### Stored items
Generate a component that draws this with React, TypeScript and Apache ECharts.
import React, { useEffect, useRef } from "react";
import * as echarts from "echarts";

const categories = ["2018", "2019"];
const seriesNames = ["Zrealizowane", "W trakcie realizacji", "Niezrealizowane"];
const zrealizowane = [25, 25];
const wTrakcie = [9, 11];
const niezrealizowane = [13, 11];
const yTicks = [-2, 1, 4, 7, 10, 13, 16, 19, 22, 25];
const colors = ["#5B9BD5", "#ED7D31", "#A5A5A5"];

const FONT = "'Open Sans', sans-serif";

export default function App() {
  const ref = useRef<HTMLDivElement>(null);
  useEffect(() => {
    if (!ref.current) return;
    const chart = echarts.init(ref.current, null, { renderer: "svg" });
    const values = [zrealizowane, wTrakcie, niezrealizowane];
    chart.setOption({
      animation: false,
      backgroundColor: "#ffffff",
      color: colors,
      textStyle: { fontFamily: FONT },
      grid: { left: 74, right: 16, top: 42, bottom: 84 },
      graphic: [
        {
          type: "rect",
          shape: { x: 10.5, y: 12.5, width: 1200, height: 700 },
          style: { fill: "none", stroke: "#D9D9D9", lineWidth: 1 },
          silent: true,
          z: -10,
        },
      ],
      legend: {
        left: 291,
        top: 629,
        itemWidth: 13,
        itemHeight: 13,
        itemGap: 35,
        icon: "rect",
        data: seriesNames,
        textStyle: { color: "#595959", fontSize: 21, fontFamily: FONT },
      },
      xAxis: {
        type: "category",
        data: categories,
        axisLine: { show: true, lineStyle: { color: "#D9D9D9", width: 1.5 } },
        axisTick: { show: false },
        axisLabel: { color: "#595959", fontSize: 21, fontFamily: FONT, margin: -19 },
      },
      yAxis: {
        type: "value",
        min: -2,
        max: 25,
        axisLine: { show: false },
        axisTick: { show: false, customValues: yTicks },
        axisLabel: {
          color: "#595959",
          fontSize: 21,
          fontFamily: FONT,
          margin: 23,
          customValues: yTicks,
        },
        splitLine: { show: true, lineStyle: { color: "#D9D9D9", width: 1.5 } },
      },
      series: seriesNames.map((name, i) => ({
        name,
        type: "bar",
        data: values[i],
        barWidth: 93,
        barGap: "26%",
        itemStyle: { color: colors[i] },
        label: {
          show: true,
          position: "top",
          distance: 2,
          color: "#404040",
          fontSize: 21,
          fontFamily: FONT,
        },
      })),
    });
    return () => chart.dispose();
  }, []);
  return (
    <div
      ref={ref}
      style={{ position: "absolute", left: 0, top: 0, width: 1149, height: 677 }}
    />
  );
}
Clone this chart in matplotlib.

### Short task
Output the data above exactly, please, line for line.

### Output of the exercise
Generate a component that draws this with React, TypeScript and Apache ECharts.
import React, { useEffect, useRef } from "react";
import * as echarts from "echarts";

const categories = ["2018", "2019"];
const seriesNames = ["Zrealizowane", "W trakcie realizacji", "Niezrealizowane"];
const zrealizowane = [25, 25];
const wTrakcie = [9, 11];
const niezrealizowane = [13, 11];
const yTicks = [-2, 1, 4, 7, 10, 13, 16, 19, 22, 25];
const colors = ["#5B9BD5", "#ED7D31", "#A5A5A5"];

const FONT = "'Open Sans', sans-serif";

export default function App() {
  const ref = useRef<HTMLDivElement>(null);
  useEffect(() => {
    if (!ref.current) return;
    const chart = echarts.init(ref.current, null, { renderer: "svg" });
    const values = [zrealizowane, wTrakcie, niezrealizowane];
    chart.setOption({
      animation: false,
      backgroundColor: "#ffffff",
      color: colors,
      textStyle: { fontFamily: FONT },
      grid: { left: 74, right: 16, top: 42, bottom: 84 },
      graphic: [
        {
          type: "rect",
          shape: { x: 10.5, y: 12.5, width: 1200, height: 700 },
          style: { fill: "none", stroke: "#D9D9D9", lineWidth: 1 },
          silent: true,
          z: -10,
        },
      ],
      legend: {
        left: 291,
        top: 629,
        itemWidth: 13,
        itemHeight: 13,
        itemGap: 35,
        icon: "rect",
        data: seriesNames,
        textStyle: { color: "#595959", fontSize: 21, fontFamily: FONT },
      },
      xAxis: {
        type: "category",
        data: categories,
        axisLine: { show: true, lineStyle: { color: "#D9D9D9", width: 1.5 } },
        axisTick: { show: false },
        axisLabel: { color: "#595959", fontSize: 21, fontFamily: FONT, margin: -19 },
      },
      yAxis: {
        type: "value",
        min: -2,
        max: 25,
        axisLine: { show: false },
        axisTick: { show: false, customValues: yTicks },
        axisLabel: {
          color: "#595959",
          fontSize: 21,
          fontFamily: FONT,
          margin: 23,
          customValues: yTicks,
        },
        splitLine: { show: true, lineStyle: { color: "#D9D9D9", width: 1.5 } },
      },
      series: seriesNames.map((name, i) => ({
        name,
        type: "bar",
        data: values[i],
        barWidth: 93,
        barGap: "26%",
        itemStyle: { color: colors[i] },
        label: {
          show: true,
          position: "top",
          distance: 2,
          color: "#404040",
          fontSize: 21,
          fontFamily: FONT,
        },
      })),
    });
    return () => chart.dispose();
  }, []);
  return (
    <div
      ref={ref}
      style={{ position: "absolute", left: 0, top: 0, width: 1149, height: 677 }}
    />
  );
}
Clone this chart in matplotlib.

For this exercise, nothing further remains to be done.